Why Naive Approaches Fail#
1️⃣ "Just Take a Database Dump"#
Let's do the math.
Even with a dedicated 10 Gbps connection, transferring 50TB would take around 11–12 hours. At 100k writes per second:
100,000 × 60 × 60 × 12 ≈ 43 billion writes
That's 43 billion lost writes during downtime.
Offline migration is simply not an option.
2️⃣ "Just Do Dual Writes"#
Another common idea: Modify the app to write to both old and new databases.
This is a trap.
Problems:
- Distributed transaction complexity (Two Generals Problem)

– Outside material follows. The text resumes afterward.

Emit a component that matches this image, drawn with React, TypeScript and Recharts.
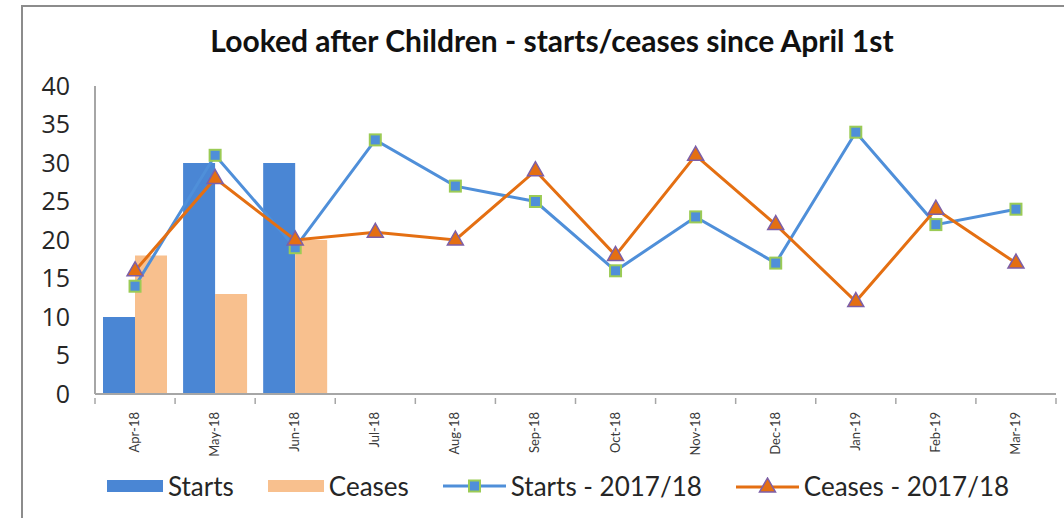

- Network blips create inconsistencies
- 100ms outage at 100k RPS → 10,000 failed writes
- Latency increases
- Monolith becomes even more brittle
At this scale, application-level dual writes are dangerous.
First Principles: A Database Is a Log#
The key insight comes from Jay Kreps' paper on The Log.
A database table is not the source of truth. The transaction log is.
- Oracle → Redo Log
- Postgres → WAL (Write-Ahead Log)
Every write is appended to a log:
- Insert X
- Update Y
- Delete Z
It's a stream. And that stream becomes the foundation of the migration strategy.
The Real Strategy#
The solution combines three major ideas:
- Change Data Capture (CDC)
- Kafka as a buffer
- Strangler Fig Pattern
Step 1: Build a Change Data Capture Pipeline#
Instead of writing to two databases at the app layer:
- Use a CDC tool like Debezium
- It tails the Oracle redo log (like a replica)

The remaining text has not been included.